It's a place all right.

December 31, 2016 (Originally posted on Blogger)

Games I Beat In 2016, But Ranked

This won't be too long a list. But why not, I guess. Since doing a "top 10" wouldn't really work with me, given my current rate of beating games as well as how I've played very few of anything that actually released in 2016, here's just them sorted in a way I like, I guess. I figured out how to make a numbered list reversed just for this. Also if the list appears in non-reversed order, maybe use something that's not Internet Explorer or Edge, according to the website. It's supposed to be a countdown, best at the bottom, like that kinda yogurt thing if you're into that. I'm not really. But still.


  1. Call of Duty: Modern Warfare 3
    I admit, I have a somewhat morbid(?) curiosity for the Call of Duty series. It's kinda like playing a movie, but not in the Uncharted sense that people seem to love. At some point I might wanna go back to when "it was good", as in 1 and 2 and all. Not Modern Warfare 1 and 2, but actual Call of Duty 1 and 2. They get cheap on Steam. Anyway having pretty much gone through the first two in this Modern Warfare series, here's the one that wraps it up. Yeah, it's confusing at parts while still somehow being linear but also it's just like suddenly the one bad guy is just doing everything and I mean EVERYTHING like he has clones or teleports or something and it's all just for bad guy reasons I guess and yeah.

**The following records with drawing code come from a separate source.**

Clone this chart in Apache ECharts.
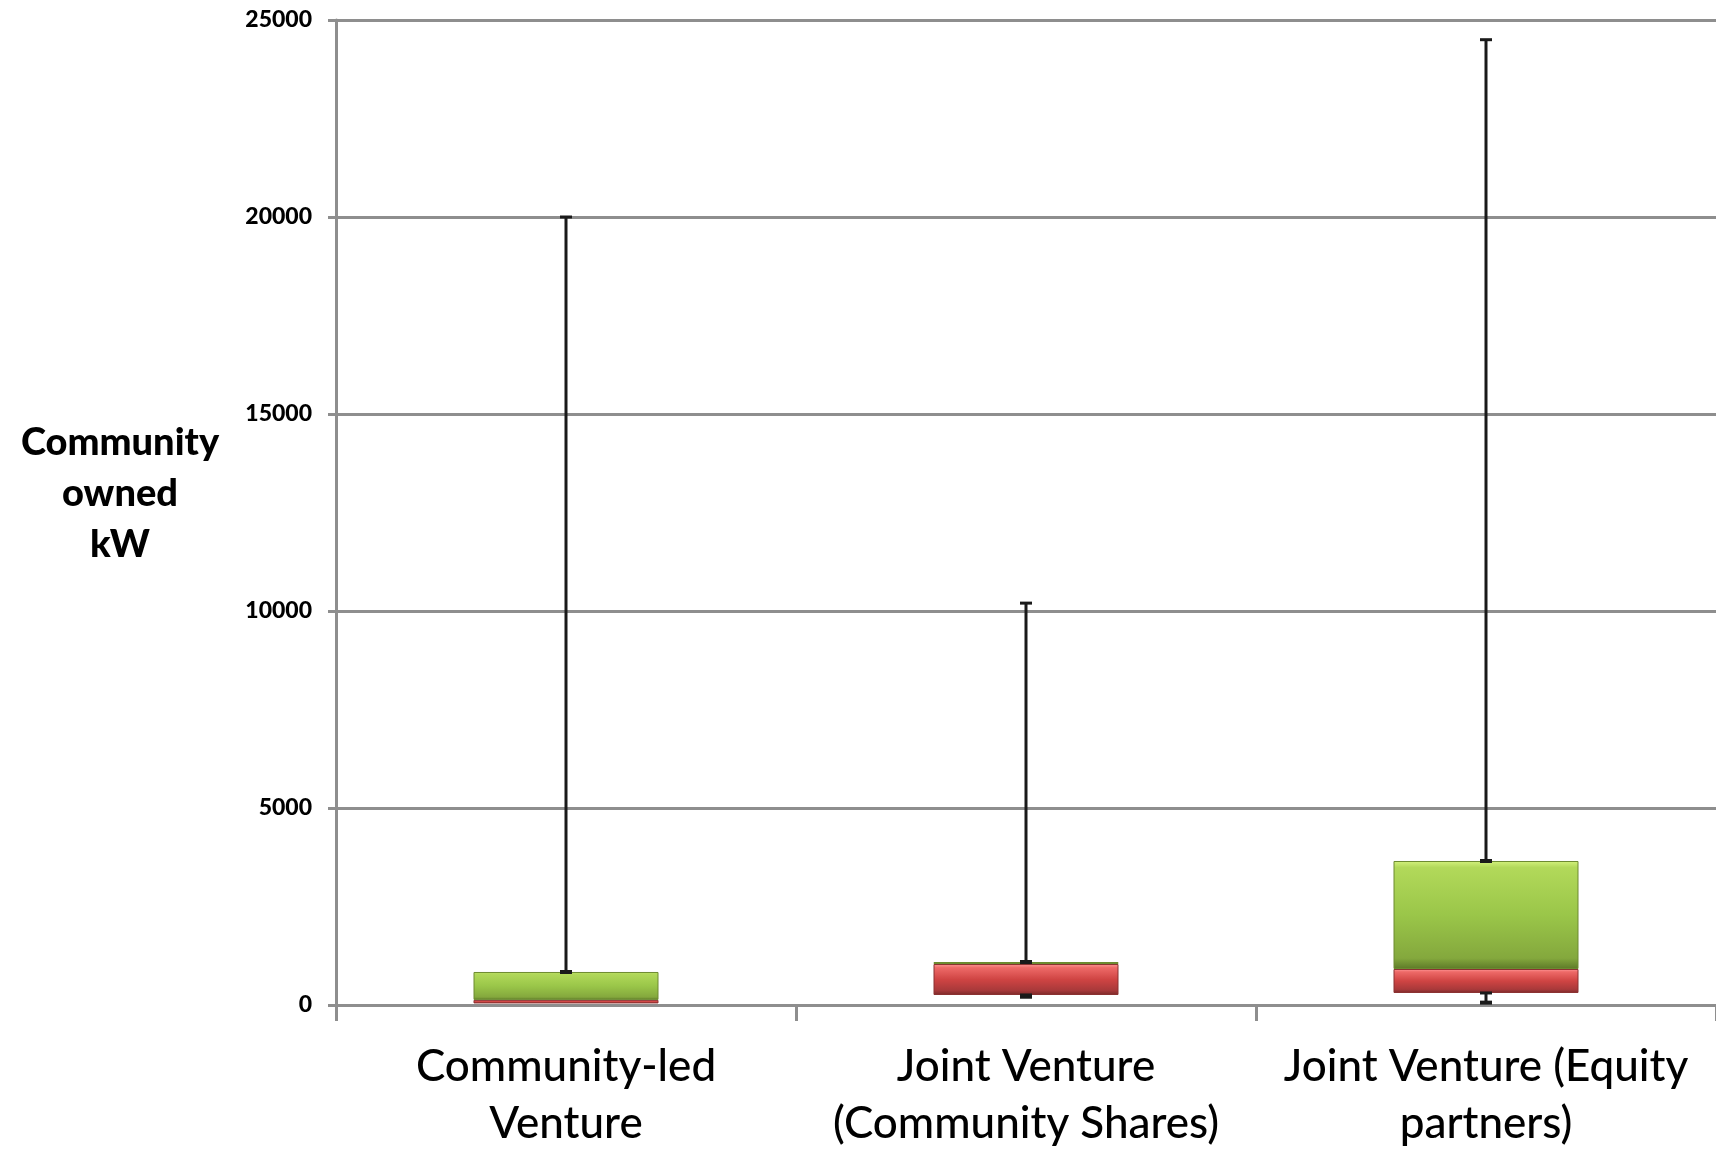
<!DOCTYPE html>
<html>
<head>
<meta charset="utf-8">
<script src="https://cdn.jsdelivr.net/npm/echarts@6/dist/echarts.min.js"></script>
<style>
html,body{margin:0;padding:0;background:#fff;}
#chart{width:1716px;height:1149px;}
</style>
</head>
<body>
<div id="chart"></div>
<script>
const categories = ['Community-led\nVenture', 'Joint Venture\n(Community Shares)', 'Joint Venture (Equity\npartners)'];
const minValues = [40, 210, 60];
const q1Values = [40, 254, 305];
const medianValues = [130, 1040, 914];
const q3Values = [838, 1091, 3655];
const maxValues = [20000, 10200, 24500];
const yTicks = [0, 5000, 10000, 15000, 20000, 25000];

const lowerSeg = q1Values.map((q, i) => medianValues[i] - q);
const upperSeg = q3Values.map((q, i) => q - medianValues[i]);
const whiskerData = categories.map((c, i) => [i, q1Values[i], q3Values[i], minValues[i], maxValues[i]]);

const greenGrad = new echarts.graphic.LinearGradient(0, 0, 0, 1, [
  {offset: 0, color: '#d3f17c'},
  {offset: 0.06, color: '#b2d95a'},
  {offset: 0.5, color: '#9ac649'},
  {offset: 0.9, color: '#84a83d'},
  {offset: 1, color: '#5d7a28'}
]);
const redGrad = new echarts.graphic.LinearGradient(0, 0, 0, 1, [
  {offset: 0, color: '#ff9b9b'},
  {offset: 0.12, color: '#ee6a68'},
  {offset: 0.5, color: '#cf4443'},
  {offset: 0.85, color: '#a8393a'},
  {offset: 1, color: '#7a2a2a'}
]);

const chart = echarts.init(document.getElementById('chart'));
chart.setOption({
  animation: false,
  backgroundColor: '#ffffff',
  title: {
    text: 'Community\nowned\nkW',
    left: 115,
    top: 412,
    textAlign: 'center',
    textStyle: {fontFamily: 'Lato', fontWeight: 900, fontSize: 38, lineHeight: 51, color: '#000'}
  },
  grid: {left: 336, right: 0, top: 20, bottom: 144, containLabel: false, outerBoundsMode: 'none'},
  xAxis: {
    type: 'category',
    data: categories,
    axisLine: {lineStyle: {color: '#8e8e8e', width: 3}},
    axisTick: {show: true, length: 16, alignWithLabel: false, lineStyle: {color: '#8e8e8e', width: 3}},
    axisLabel: {fontFamily: 'Lato', fontWeight: 500, fontSize: 44, lineHeight: 57, color: '#000', margin: 33, interval: 0}
  },
  yAxis: {
    type: 'value',
    min: yTicks[0],
    max: yTicks[yTicks.length - 1],
    interval: yTicks[1] - yTicks[0],
    axisLine: {show: true, lineStyle: {color: '#8e8e8e', width: 3}},
    axisTick: {show: true, length: 8, lineStyle: {color: '#8e8e8e', width: 3}},
    splitLine: {lineStyle: {color: '#8e8e8e', width: 3}},
    axisLabel: {fontFamily: 'Lato', fontWeight: 900, fontSize: 23, color: '#000', margin: 24, formatter: function (v) { return String(v); }}
  },
  series: [
    {
      type: 'bar', stack: 'box', data: q1Values, barWidth: 185,
      itemStyle: {color: 'rgba(0,0,0,0)'}, silent: true
    },
    {
      type: 'bar', stack: 'box', data: lowerSeg, barWidth: 185,
      itemStyle: {color: redGrad, borderColor: '#8a3030', borderWidth: 1}
    },
    {
      type: 'bar', stack: 'box', data: upperSeg, barWidth: 185,
      itemStyle: {color: greenGrad, borderColor: '#6c8a30', borderWidth: 1}
    },
    {
      type: 'custom',
      z: 10,
      data: whiskerData,
      renderItem: function (params, api) {
        const i = api.value(0);
        const q1 = api.value(1), q3 = api.value(2), mn = api.value(3), mx = api.value(4);
        const pTop = api.coord([i, q3]);
        const pMax = api.coord([i, mx]);
        const pQ1 = api.coord([i, q1]);
        const pMin = api.coord([i, mn]);
        const half = 6;
        const style = {stroke: '#1a1a1a', lineWidth: 3};
        const children = [
          {type: 'line', shape: {x1: pTop[0], y1: pTop[1], x2: pMax[0], y2: pMax[1]}, style: style},
          {type: 'line', shape: {x1: pMax[0] - half, y1: pMax[1], x2: pMax[0] + half, y2: pMax[1]}, style: style},
          {type: 'line', shape: {x1: pTop[0] - half, y1: pTop[1], x2: pTop[0] + half, y2: pTop[1]}, style: {stroke: '#1a1a1a', lineWidth: 4}}
        ];
        if (mn < q1) {
          children.push({type: 'line', shape: {x1: pQ1[0], y1: pQ1[1], x2: pMin[0], y2: pMin[1]}, style: style});
          children.push({type: 'line', shape: {x1: pMin[0] - half, y1: pMin[1], x2: pMin[0] + half, y2: pMin[1]}, style: {stroke: '#1a1a1a', lineWidth: 4}});
          children.push({type: 'line', shape: {x1: pQ1[0] - half, y1: pQ1[1], x2: pQ1[0] + half, y2: pQ1[1]}, style: {stroke: '#1a1a1a', lineWidth: 3}});
        }
        return {type: 'group', children: children};
      }
    }
  ]
});
</script>
</body>
</html>
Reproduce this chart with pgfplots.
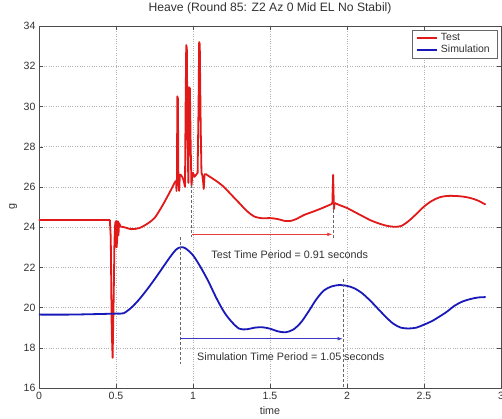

It also has one of those "controversial missions" but you don't murder innocents in this one. Instead you're the innocents that get murdered. It's honestly pretty par for the course.
  2. Call of Duty: Advanced Warfare
    I like this one much more than any of Modern Warfare and even Black Ops, which I still would put above any of Modern Warfare. If Infinite Warfare gets super cheap maybe I'll look at it but on Steam that doesn't happen soon enough. However with the way it's been doing, maybe it'll be sooner than usual? Anyway, about Advanced Warfare, it has a bit more on the story, though it kinda still becomes bad guy does bad guy things at the end, but you get to see more of the development, kinda. Also there's cool powers from your super suit and around the halfway point you get a grappling hook which should have been there earlier because it adds a bit more needed verticality and scope to the battlefield. I know the series has been stepping way too into the future lately so much it became Mass Effect Lite, but some neat things show up. Signs of them showing a bit more respect to the mode most people ignore now anyway.
  3. Spec Ops: The Line
    And then here's an anti-war game, following two... not-entirely-anti-war games(?), pretty complex when you get into it. There's that ONE moment that everyone talks about, yes it drives home the point, and yes you have to do it to continue the story in the game, and it all gets worse for everyone from there. Not in a gameplay perspective, though, gameplay is generally the same throughout, but the setup and story show some serious damage to the characters as it progresses. Orders to your team become more a lot of swearing and yelling as it goes on. Initially marketed as a generic third-person shooter, possibly why it didn't do as well as it should have, this definitely goes further than that, and it's one heck of a ride. Of course there's multiplayer which might defy the whole message but I didn't touch that.
  4. Grow Home
    Ubisoft being nice enough to let an indie department of theirs come out with a little experimental game and not have to tie UPlay to it either (if you don't get it on UPlay of course). A cute blocky robot with physics has to physics its way around a world of stylistically polygonal plants and animals. It's not too long, but it's a nice ride, but also heck on the trigger fingers as you climb up and around.
  5. The Magic Circle
    A bit of an obscure one, this is a story about development hell. It's pretty relevant given the sorts of things that happen in the industry, and more so now with the advent of Early Access that opens it up more to the public. Essentially you're some kind of beta tester who gets into the unfinished world of a masterpiece in the making, finding strange holes and parts of the world which don't totally match up. It gets crazier from there. The core mechanic is that you can reprogram anything under your control to get to places or accomplish tasks, so it's also a puzzle game.
  6. Grow Up
    Essentially a good sequel to Grow Home. Thankfully this one also lacked the weird arbitrary UPlay requirement. There's a whole spherical planet to explore, "challenges" which consist of just hitting all of the checkpoints in a time limit, and overall more ways to get around. The parachute and glider are now just powers instead of consumable plants, and other boosts come from finding plants and replicating them to get extra height or distance. Thankfully also much easier on the trigger fingers.
  7. Fallout 4
    If I spent a whole lot of time on this, it has to be good enough for me to go through with it, so this is getting the number one spot for this year. As a whole, it's pretty all right, lots of exploration and, well, things to do. While arguably not as "Fallout-y" as other games, it's all right on its own, though, yeah, there's ups and downs to it. I already reviewed this one, though, so check that for my full thoughts. And there's also one about the DLC, too.
Also as a side note I did complete the Pokédex in Pokémon X this year, but I beat the game itself long before then, so that's why it's not on here.